• Task objective: Your copy should be exact, beginning at the line containing "Generate a Python" and ending at the line containing "red_labels), (gray_vals, gray_labels)]", with both lines kept and every picture dropped.

• Supplied information:
___

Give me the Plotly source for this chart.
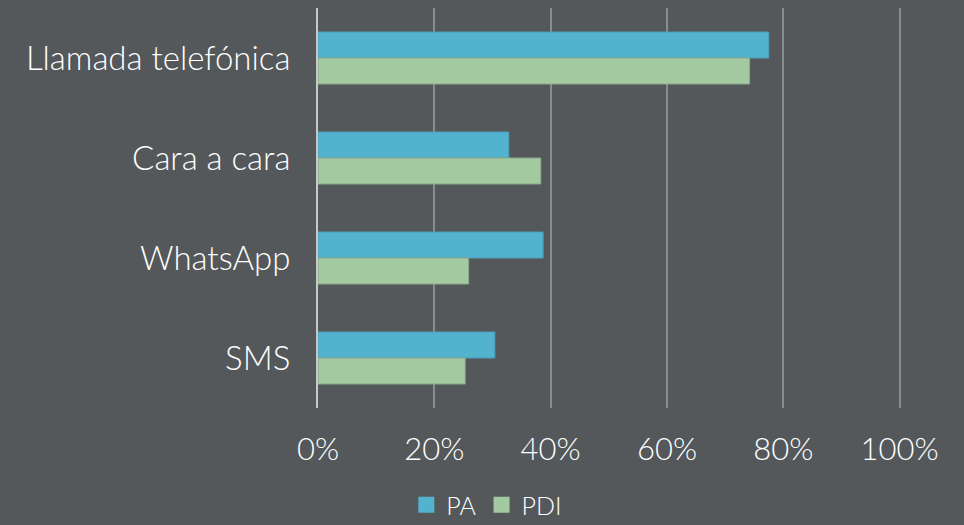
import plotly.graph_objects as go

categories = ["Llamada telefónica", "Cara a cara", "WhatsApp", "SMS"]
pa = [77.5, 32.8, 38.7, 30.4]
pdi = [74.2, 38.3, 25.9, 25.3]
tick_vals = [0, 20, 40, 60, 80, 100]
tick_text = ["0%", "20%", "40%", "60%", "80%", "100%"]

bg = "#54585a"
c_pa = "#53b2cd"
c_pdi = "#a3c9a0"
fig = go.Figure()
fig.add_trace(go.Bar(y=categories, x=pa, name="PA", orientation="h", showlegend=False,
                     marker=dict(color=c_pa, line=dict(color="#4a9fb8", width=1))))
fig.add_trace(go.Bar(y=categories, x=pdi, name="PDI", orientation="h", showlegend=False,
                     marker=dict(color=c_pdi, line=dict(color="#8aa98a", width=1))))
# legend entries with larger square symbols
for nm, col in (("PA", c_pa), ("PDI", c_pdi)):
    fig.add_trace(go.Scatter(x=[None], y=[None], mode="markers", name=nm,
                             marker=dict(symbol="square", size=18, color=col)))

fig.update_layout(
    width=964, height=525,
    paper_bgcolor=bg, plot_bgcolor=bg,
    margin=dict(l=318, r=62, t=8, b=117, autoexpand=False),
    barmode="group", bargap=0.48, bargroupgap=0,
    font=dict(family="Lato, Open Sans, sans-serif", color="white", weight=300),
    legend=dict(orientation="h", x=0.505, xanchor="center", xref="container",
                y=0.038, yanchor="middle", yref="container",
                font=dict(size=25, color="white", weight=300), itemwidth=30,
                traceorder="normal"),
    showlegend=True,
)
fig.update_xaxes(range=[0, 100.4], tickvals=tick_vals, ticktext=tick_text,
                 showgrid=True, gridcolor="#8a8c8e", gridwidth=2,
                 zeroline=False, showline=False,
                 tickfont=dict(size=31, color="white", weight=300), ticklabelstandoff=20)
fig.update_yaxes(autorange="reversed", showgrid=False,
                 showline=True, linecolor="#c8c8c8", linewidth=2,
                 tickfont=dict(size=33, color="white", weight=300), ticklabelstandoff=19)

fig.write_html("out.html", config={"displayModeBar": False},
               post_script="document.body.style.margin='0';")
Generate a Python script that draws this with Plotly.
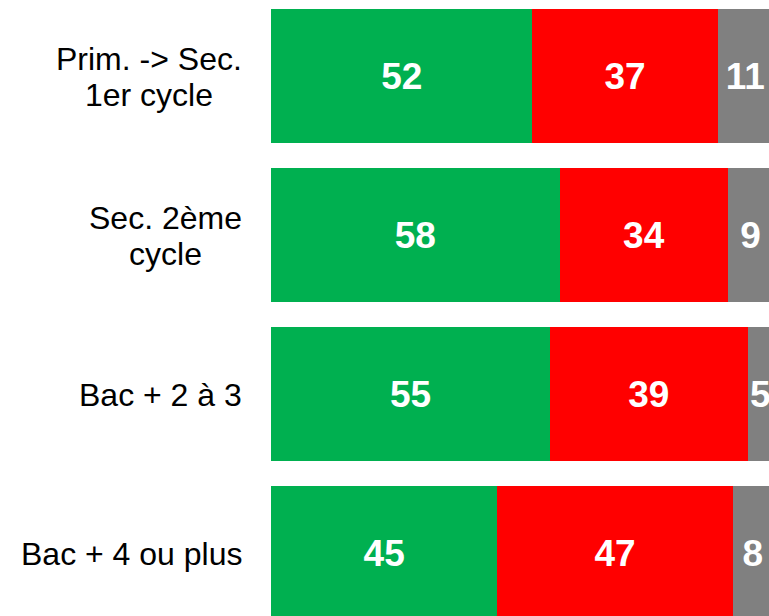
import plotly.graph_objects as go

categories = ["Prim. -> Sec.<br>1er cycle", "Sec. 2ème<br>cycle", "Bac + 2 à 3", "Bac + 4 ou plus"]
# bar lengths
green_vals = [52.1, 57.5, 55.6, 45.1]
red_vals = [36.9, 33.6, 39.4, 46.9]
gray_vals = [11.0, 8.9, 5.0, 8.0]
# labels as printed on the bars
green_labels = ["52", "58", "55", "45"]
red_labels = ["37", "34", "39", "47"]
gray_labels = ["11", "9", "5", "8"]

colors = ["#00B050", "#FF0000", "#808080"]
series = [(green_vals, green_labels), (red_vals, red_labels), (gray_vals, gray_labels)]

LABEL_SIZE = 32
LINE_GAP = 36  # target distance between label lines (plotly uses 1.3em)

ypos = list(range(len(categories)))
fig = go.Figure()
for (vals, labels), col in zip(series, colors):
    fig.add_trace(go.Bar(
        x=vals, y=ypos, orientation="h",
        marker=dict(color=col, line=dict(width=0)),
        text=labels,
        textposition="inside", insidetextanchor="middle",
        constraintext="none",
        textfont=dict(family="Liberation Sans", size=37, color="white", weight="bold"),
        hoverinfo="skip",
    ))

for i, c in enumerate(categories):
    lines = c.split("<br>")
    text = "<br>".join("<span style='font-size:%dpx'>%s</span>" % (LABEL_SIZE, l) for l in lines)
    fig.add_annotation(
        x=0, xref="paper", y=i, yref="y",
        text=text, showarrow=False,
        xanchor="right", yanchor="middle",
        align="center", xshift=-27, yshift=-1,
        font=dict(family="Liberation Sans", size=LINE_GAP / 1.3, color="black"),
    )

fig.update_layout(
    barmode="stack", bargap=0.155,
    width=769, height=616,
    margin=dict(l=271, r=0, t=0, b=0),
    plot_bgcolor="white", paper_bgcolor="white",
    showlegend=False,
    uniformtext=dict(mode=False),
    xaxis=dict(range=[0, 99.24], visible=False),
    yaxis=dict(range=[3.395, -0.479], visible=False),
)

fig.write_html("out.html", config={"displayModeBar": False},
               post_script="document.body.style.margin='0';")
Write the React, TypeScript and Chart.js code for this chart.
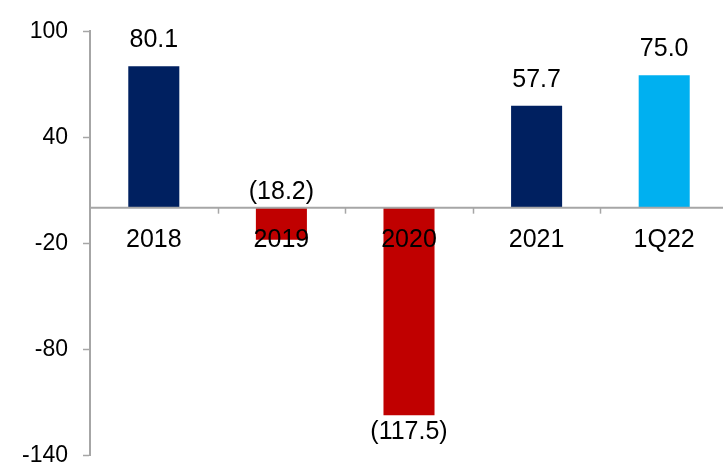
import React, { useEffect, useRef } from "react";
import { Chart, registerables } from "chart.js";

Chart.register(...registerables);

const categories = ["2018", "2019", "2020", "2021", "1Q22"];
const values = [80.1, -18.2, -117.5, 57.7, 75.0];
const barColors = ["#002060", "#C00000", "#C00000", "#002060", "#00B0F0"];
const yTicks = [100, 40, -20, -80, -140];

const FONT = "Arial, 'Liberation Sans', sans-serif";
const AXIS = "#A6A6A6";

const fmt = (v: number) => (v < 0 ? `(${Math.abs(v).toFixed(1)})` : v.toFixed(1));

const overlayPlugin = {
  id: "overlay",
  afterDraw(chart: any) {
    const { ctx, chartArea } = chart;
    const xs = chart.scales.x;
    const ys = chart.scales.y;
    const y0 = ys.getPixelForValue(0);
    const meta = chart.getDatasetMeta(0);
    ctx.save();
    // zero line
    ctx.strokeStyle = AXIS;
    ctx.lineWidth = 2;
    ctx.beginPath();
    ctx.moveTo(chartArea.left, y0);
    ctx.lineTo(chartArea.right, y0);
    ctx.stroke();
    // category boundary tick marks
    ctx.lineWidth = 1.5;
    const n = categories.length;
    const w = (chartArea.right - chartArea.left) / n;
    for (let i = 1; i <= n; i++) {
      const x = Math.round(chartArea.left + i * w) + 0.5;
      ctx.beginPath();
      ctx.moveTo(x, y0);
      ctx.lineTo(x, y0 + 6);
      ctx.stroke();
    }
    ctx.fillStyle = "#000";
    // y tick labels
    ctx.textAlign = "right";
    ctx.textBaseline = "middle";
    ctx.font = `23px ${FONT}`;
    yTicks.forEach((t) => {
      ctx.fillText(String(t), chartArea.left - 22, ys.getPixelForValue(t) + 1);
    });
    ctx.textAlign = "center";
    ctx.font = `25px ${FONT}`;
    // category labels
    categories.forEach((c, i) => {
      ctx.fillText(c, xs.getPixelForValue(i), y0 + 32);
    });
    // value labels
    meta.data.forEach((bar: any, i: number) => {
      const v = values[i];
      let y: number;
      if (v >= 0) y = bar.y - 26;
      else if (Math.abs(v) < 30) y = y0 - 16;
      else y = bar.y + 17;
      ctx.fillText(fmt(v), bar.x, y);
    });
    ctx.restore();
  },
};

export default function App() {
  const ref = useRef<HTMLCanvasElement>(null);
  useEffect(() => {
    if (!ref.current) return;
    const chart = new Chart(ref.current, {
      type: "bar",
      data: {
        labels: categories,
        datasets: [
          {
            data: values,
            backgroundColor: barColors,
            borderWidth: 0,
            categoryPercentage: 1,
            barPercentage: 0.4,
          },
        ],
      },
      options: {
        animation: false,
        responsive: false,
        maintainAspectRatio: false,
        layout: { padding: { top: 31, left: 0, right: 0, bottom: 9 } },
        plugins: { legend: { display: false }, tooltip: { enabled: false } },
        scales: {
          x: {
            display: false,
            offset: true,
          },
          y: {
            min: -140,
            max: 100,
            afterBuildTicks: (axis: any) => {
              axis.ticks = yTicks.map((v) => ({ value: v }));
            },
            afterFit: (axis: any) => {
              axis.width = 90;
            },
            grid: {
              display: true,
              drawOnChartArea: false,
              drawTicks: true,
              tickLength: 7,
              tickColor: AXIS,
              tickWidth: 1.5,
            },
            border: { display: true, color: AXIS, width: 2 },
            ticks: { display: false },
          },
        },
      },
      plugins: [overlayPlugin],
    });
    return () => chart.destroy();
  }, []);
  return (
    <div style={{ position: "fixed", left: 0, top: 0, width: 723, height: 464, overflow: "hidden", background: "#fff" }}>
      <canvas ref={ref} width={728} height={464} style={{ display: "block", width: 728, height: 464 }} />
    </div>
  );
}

___

• Response:
Generate a Python script that draws this with Plotly.
import plotly.graph_objects as go

categories = ["Prim. -> Sec.<br>1er cycle", "Sec. 2ème<br>cycle", "Bac + 2 à 3", "Bac + 4 ou plus"]
# bar lengths
green_vals = [52.1, 57.5, 55.6, 45.1]
red_vals = [36.9, 33.6, 39.4, 46.9]
gray_vals = [11.0, 8.9, 5.0, 8.0]
# labels as printed on the bars
green_labels = ["52", "58", "55", "45"]
red_labels = ["37", "34", "39", "47"]
gray_labels = ["11", "9", "5", "8"]

colors = ["#00B050", "#FF0000", "#808080"]
series = [(green_vals, green_labels), (red_vals, red_labels), (gray_vals, gray_labels)]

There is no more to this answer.